# Covariance analysis

A collection of methods in mathematical statistics relating to the analysis of models of the dependence of the mean value of some random variable $Y$ on a set of non-quantitative factors $F$ and simultaneously on a set of quantitative factors $x$. The variables $x$ are called the concomitant variables relative to $Y$; the factors $F$ define a set of conditions of a qualitative nature under which the observations on $Y$ and $x$ are obtained, and are described by so-called indicator variables; among the concomitant and indicator variables can be both random and non-random ones (controlled in the experiment); if the random variable $Y$ is a vector, then one talks about multivariate analysis of covariance.
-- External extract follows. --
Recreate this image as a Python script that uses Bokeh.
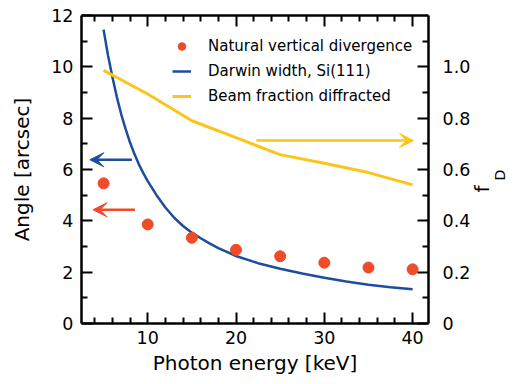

The basic theoretic and applied problems in the analysis of covariance relate to linear models. For example, if the scheme under analysis consists of $n$ observations $Y _ {1} \dots Y _ {n}$ with $p$ concomitant variables and $k$ possible types of experimental conditions, then the linear model of the corresponding analysis of covariance is defined by the equations

$$\tag{* } Y _ {i} = \ \sum _ {j = 1 } ^ { k } f _ {ij} \theta _ {j} + \sum _ {s = 1 } ^ { p } \beta _ {s} ( F _ {i} ) x _ {i} ^ {(} s) + \epsilon _ {i} ( F _ {i} ),$$

$$i = 1 \dots n,$$

where the indicator variables $f _ {ij}$ are equal to 1 if the $j$- th experimental condition prevails for the observation $Y _ {i}$ and 0 otherwise; the coefficients $\theta _ {j}$ measure the influence of the $j$- th condition; $x _ {i} ^ {(} s)$ is the value of the concomitant variable $x ^ {(} s)$ for which $Y _ {i}$ is obtained; $i = 1 \dots n$; $s = 1 \dots p$; the $\beta _ {s} ( F _ {i} )$ are the values of the corresponding regression coefficients of $Y$ on $x ^ {(} s)$ which, in general, depend on the concrete combination of the conditions of the experiment, that is, on the vector $F _ {i} = ( f _ {i1} \dots f _ {ik} )$; the $\epsilon _ {i} ( F _ {i} )$ are random errors having zero mean values. The main content of the analysis of covariance is the construction of statistical estimators for the unknown parameters $\theta _ {1} \dots \theta _ {k}$; $\beta _ {1} \dots \beta _ {p}$, and of statistical criteria for testing various hypotheses about the values of these parameters.

If in the model (*) one postulates a priori that $\beta _ {1} = \dots = \beta _ {p} = 0$, then a dispersion analysis model is obtained; if in (*) one excludes the influence of the non-quantitative factors (by setting $\theta _ {1} = \dots = \theta _ {k} = 0$), then a regression analysis model is obtained. The terminology "analysis of covariance" refers to the fact that in its calculations one makes use of the decomposition of the covariance of $Y$ and $X$ in precisely the same way as the decomposition of the sum of squares of the deviations of $Y$ is used in dispersion analysis.

#### References

 [1] H. Scheffé, "The analysis of variance" , Wiley (1959) [2] M.G. Kendall, A. Stuart, "The advanced theory of statistics" , 3 , Griffin (1983) [3] Biometrics , 13 : 3 (1957) (Special issue devoted to the analysis of covariance)